Dr. Francis Collins is considered to be one of the most effective and ground-breaking scientists in the world. Collins graduated with a degree in chemistry from the University of Virginia. He earned his PhD in chemistry at Yale and then decided, for good measure, he would go to medical school at the University of North Carolina. From there, he returned to Yale and later, the University of Michigan. He is most noted for having been chosen to chair the Human Genome Project where, in 2003, he led an international collaboration of two thousand scientists in sequencing the human genome. More recently, he was appointed by President Obama to be the Director of the National Institutes of Health. Clearly, he is a prominent scientist, but what is perhaps even more interesting is his spiritual journey.

“As a scientist, I had always insisted on collecting rigorous data before drawing a conclusion. And yet, in matters of faith, I had never collected any data at all. I didn’t know what I had rejected. So, I decided that I should be a little better grounded in my atheism. I better find out what this is all about. So, I challenged a patient of mine who was a Methodist minister. And, after listening to my questions and realizing that I was not dealing with a very full deck of information, he suggested that I read the Gospel of John, which I did…I found the scripture to be interesting, puzzling, and not at all what I had thought faith was about… then I began to read C.S. Lewis and realized there was a great depth of thinking and reasoning that could be applied to the question of God.”
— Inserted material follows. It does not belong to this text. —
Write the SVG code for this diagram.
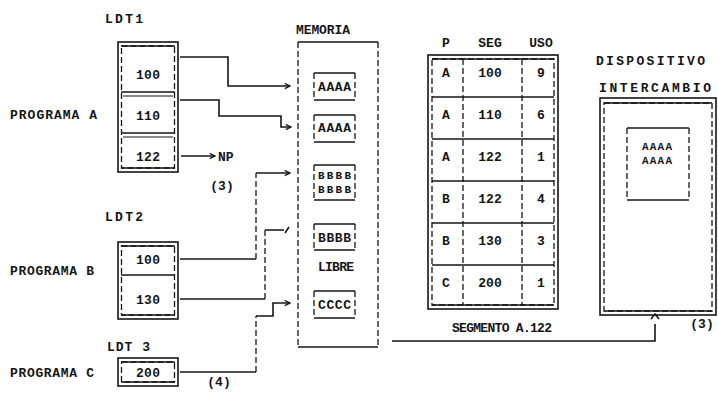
<svg xmlns="http://www.w3.org/2000/svg" width="718" height="396" viewBox="0 0 718 396">
<defs>
<style>
.t{font-family:"Liberation Mono","DejaVu Sans Mono",monospace;font-size:13px;font-weight:bold;fill:#151515;}
.s{font-size:11px;}
.ln{fill:none;stroke:#151515;stroke-width:1.6;}
.th{fill:none;stroke:#151515;stroke-width:1;}
.d{fill:none;stroke:#151515;stroke-width:1.3;stroke-dasharray:6 3;}
</style>
<marker id="ar" viewBox="0 0 8 8" refX="7" refY="4" markerWidth="7" markerHeight="7" markerUnits="userSpaceOnUse" orient="auto"><path d="M1,1 L7,4 L1,7" fill="none" stroke="#151515" stroke-width="1.4"/></marker>
</defs>
<rect width="718" height="396" fill="#ffffff"/>

<g id="ldt1">
<text class="t" x="105" y="23" textLength="38" lengthAdjust="spacing">LDT1</text>
<text class="t" x="10" y="119" textLength="87" lengthAdjust="spacing">PROGRAMA A</text>
<rect class="ln" x="118" y="42" width="60" height="130"/>
<rect class="d" x="121.5" y="46" width="53" height="122"/>
<line class="ln" x1="121" y1="46" x2="175" y2="46"/>
<line class="ln" x1="121" y1="168" x2="175" y2="168"/>
<line class="ln" x1="121" y1="92" x2="175" y2="92"/>
<line class="th" x1="123" y1="96" x2="173" y2="96"/>
<line class="ln" x1="121" y1="133" x2="175" y2="133"/>
<line class="th" x1="123" y1="137" x2="173" y2="137"/>
<text class="t" x="136" y="79" textLength="24" lengthAdjust="spacing">100</text>
<text class="t" x="136" y="120" textLength="24" lengthAdjust="spacing">110</text>
<text class="t" x="136" y="161" textLength="24" lengthAdjust="spacing">122</text>
</g>

<g id="ldt2">
<text class="t" x="105" y="221" textLength="38" lengthAdjust="spacing">LDT2</text>
<text class="t" x="10" y="275" textLength="84" lengthAdjust="spacing">PROGRAMA B</text>
<rect class="ln" x="118" y="242" width="60" height="77"/>
<rect class="d" x="121.5" y="246" width="53" height="69"/>
<line class="ln" x1="121" y1="246" x2="175" y2="246"/>
<line class="ln" x1="121" y1="315" x2="175" y2="315"/>
<line class="ln" x1="121" y1="275" x2="175" y2="275"/>
<text class="t" x="136" y="264" textLength="24" lengthAdjust="spacing">100</text>
<text class="t" x="136" y="304" textLength="24" lengthAdjust="spacing">130</text>
</g>

<g id="ldt3">
<text class="t" x="107" y="351" textLength="43" lengthAdjust="spacing">LDT 3</text>
<text class="t" x="10" y="377" textLength="84" lengthAdjust="spacing">PROGRAMA C</text>
<rect class="ln" x="118" y="358" width="60" height="28"/>
<rect class="d" x="121.5" y="362" width="53" height="20"/>
<line class="ln" x1="121" y1="362" x2="175" y2="362"/>
<line class="ln" x1="121" y1="382" x2="175" y2="382"/>
<text class="t" x="136" y="377" textLength="24" lengthAdjust="spacing">200</text>
</g>

<g id="memoria">
<text class="t" x="296" y="34" textLength="54" lengthAdjust="spacing">MEMORIA</text>
<line class="ln" x1="298" y1="42" x2="378" y2="42"/>
<line class="ln" x1="298" y1="347" x2="378" y2="347"/>
<line class="d" x1="298" y1="42" x2="298" y2="347"/>
<line class="d" x1="378" y1="42" x2="378" y2="347"/>
<g id="m1"><line class="ln" x1="314" y1="73" x2="355" y2="73"/><line class="ln" x1="314" y1="100" x2="355" y2="100"/><line class="d" x1="314" y1="73" x2="314" y2="100"/><line class="d" x1="355" y1="73" x2="355" y2="100"/><text class="t" x="318" y="91" textLength="33" lengthAdjust="spacing">AAAA</text></g>
<g id="m2"><line class="ln" x1="314" y1="115" x2="355" y2="115"/><line class="ln" x1="314" y1="142" x2="355" y2="142"/><line class="d" x1="314" y1="115" x2="314" y2="142"/><line class="d" x1="355" y1="115" x2="355" y2="142"/><text class="t" x="318" y="132" textLength="33" lengthAdjust="spacing">AAAA</text></g>
<g id="m3"><line class="ln" x1="314" y1="165" x2="355" y2="165"/><line class="ln" x1="314" y1="200" x2="355" y2="200"/><line class="d" x1="314" y1="165" x2="314" y2="200"/><line class="d" x1="355" y1="165" x2="355" y2="200"/><text class="t s" x="318" y="179" textLength="33" lengthAdjust="spacing">BBBB</text><text class="t s" x="318" y="193" textLength="33" lengthAdjust="spacing">BBBB</text></g>
<g id="m4"><line class="ln" x1="314" y1="224" x2="355" y2="224"/><line class="ln" x1="314" y1="250" x2="355" y2="250"/><line class="d" x1="314" y1="224" x2="314" y2="250"/><line class="d" x1="355" y1="224" x2="355" y2="250"/><text class="t" x="318" y="242" textLength="33" lengthAdjust="spacing">BBBB</text></g>
<text class="t" x="318" y="271" textLength="36" lengthAdjust="spacing">LIBRE</text>
<g id="m5"><line class="ln" x1="314" y1="291" x2="355" y2="291"/><line class="ln" x1="314" y1="318" x2="355" y2="318"/><line class="d" x1="314" y1="291" x2="314" y2="318"/><line class="d" x1="355" y1="291" x2="355" y2="318"/><text class="t" x="318" y="309" textLength="33" lengthAdjust="spacing">CCCC</text></g>
</g>

<g id="tabla">
<text class="t" x="446" y="47" text-anchor="middle">P</text>
<text class="t" x="490" y="47" text-anchor="middle">SEG</text>
<text class="t" x="541" y="47" text-anchor="middle">USO</text>
<rect class="ln" x="428" y="55" width="130" height="254"/>
<rect class="d" x="432" y="59" width="122" height="246"/>
<line class="ln" x1="432" y1="59" x2="554" y2="59"/>
<line class="ln" x1="432" y1="305" x2="554" y2="305"/>
<line class="ln" x1="432" y1="97" x2="554" y2="97"/>
<line class="ln" x1="432" y1="139" x2="554" y2="139"/>
<line class="ln" x1="432" y1="181" x2="554" y2="181"/>
<line class="ln" x1="432" y1="223" x2="554" y2="223"/>
<line class="ln" x1="432" y1="265" x2="554" y2="265"/>
<line class="d" x1="463" y1="59" x2="463" y2="305"/>
<line class="d" x1="522" y1="59" x2="522" y2="305"/>
<text class="t" x="446" y="77" text-anchor="middle">A</text><text class="t" x="490" y="77" text-anchor="middle">100</text><text class="t" x="541" y="77" text-anchor="middle">9</text>
<text class="t" x="446" y="119" text-anchor="middle">A</text><text class="t" x="490" y="119" text-anchor="middle">110</text><text class="t" x="541" y="119" text-anchor="middle">6</text>
<text class="t" x="446" y="161" text-anchor="middle">A</text><text class="t" x="490" y="161" text-anchor="middle">122</text><text class="t" x="541" y="161" text-anchor="middle">1</text>
<text class="t" x="446" y="203" text-anchor="middle">B</text><text class="t" x="490" y="203" text-anchor="middle">122</text><text class="t" x="541" y="203" text-anchor="middle">4</text>
<text class="t" x="446" y="245" text-anchor="middle">B</text><text class="t" x="490" y="245" text-anchor="middle">130</text><text class="t" x="541" y="245" text-anchor="middle">3</text>
<text class="t" x="446" y="287" text-anchor="middle">C</text><text class="t" x="490" y="287" text-anchor="middle">200</text><text class="t" x="541" y="287" text-anchor="middle">1</text>
<text class="t" x="452" y="332" textLength="100" lengthAdjust="spacing">SEGMENTO A.122</text>
</g>

<g id="dispositivo">
<text class="t" x="596" y="65" textLength="109" lengthAdjust="spacing">DISPOSITIVO</text>
<text class="t" x="599" y="92" textLength="112" lengthAdjust="spacing">INTERCAMBIO</text>
<rect class="ln" x="600" y="98" width="116" height="217"/>
<rect class="d" x="604" y="103" width="108" height="208"/>
<line class="ln" x1="604" y1="103" x2="712" y2="103"/>
<line class="ln" x1="604" y1="311" x2="712" y2="311"/>
<line class="ln" x1="627" y1="128" x2="689" y2="128"/>
<line class="ln" x1="627" y1="200" x2="689" y2="200"/>
<line class="d" x1="627" y1="128" x2="627" y2="200"/>
<line class="d" x1="689" y1="128" x2="689" y2="200"/>
<text class="t s" x="642" y="150" textLength="30" lengthAdjust="spacing">AAAA</text>
<text class="t s" x="642" y="164" textLength="30" lengthAdjust="spacing">AAAA</text>
</g>

<g id="conectores">
<path class="ln" d="M180,57 H228 V86 H290" marker-end="url(#ar)"/>
<path class="ln" d="M180,100 H219 V116 H281 V127 H291" marker-end="url(#ar)"/>
<path class="ln" d="M181,156 H215" marker-end="url(#ar)"/>
<text class="t" x="218" y="161">NP</text>
<text class="t" x="222" y="190" text-anchor="middle">(3)</text>
<path class="ln" d="M180,259 H256"/>
<path class="d" d="M256,259 V173"/>
<path class="ln" d="M256,173 H290" marker-end="url(#ar)"/>
<path class="ln" d="M180,299 H265"/>
<path class="d" d="M265,299 V230"/>
<path class="ln" d="M265,230 H284 M285,233 L289,227"/>
<path class="ln" d="M180,372 H256"/>
<path class="d" d="M256,372 V316"/>
<path class="ln" d="M256,316 H273 V303 H290" marker-end="url(#ar)"/>
<text class="t" x="219" y="386" text-anchor="middle">(4)</text>
<path class="ln" d="M392,341 H655 V324"/>
<path class="ln" d="M651,319 L655,314 L659,319"/>
<text class="t" x="702" y="328" text-anchor="middle">(3)</text>
</g>
</svg>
Lewis convinced Francis Collins that reason and faith go hand in hand, though faith has the added component of revelation—the Bible. Collins had previously believed that Jesus and the stories of the Bible were nothing more than mere myths. Again, as he studied the historical evidence, he was stunned at how well documented and how historically accurate the Bible is. He also saw a surprising fidelity of the transmission of the manuscripts that were passed down over the centuries. And, over time, Francis Collins, based on the accumulation of the evidence that he observed, concluded that God exists, and that Jesus is the Son of God.
He also concluded that most of the religious skeptics that he knew and that he meets today are just like he was. That is to say, they didn’t want to think about these things and never looked at any evidence, never drawing conclusions from the real evidence that was available.
This is what Dr. Dallas Willard, former professor of philosophy at the University of Southern California, believed was a major problem with individuals who considered themselves to be agnostic or atheist. Willard found that so many of the students and scholars he encountered on campus and in the world were guilty of what he called “irresponsible disbelief.” These bright men and women would often choose to disbelieve in something without any significant commitment to an investigation of that disbelief by way of sound reasoning and careful examination of the evidence.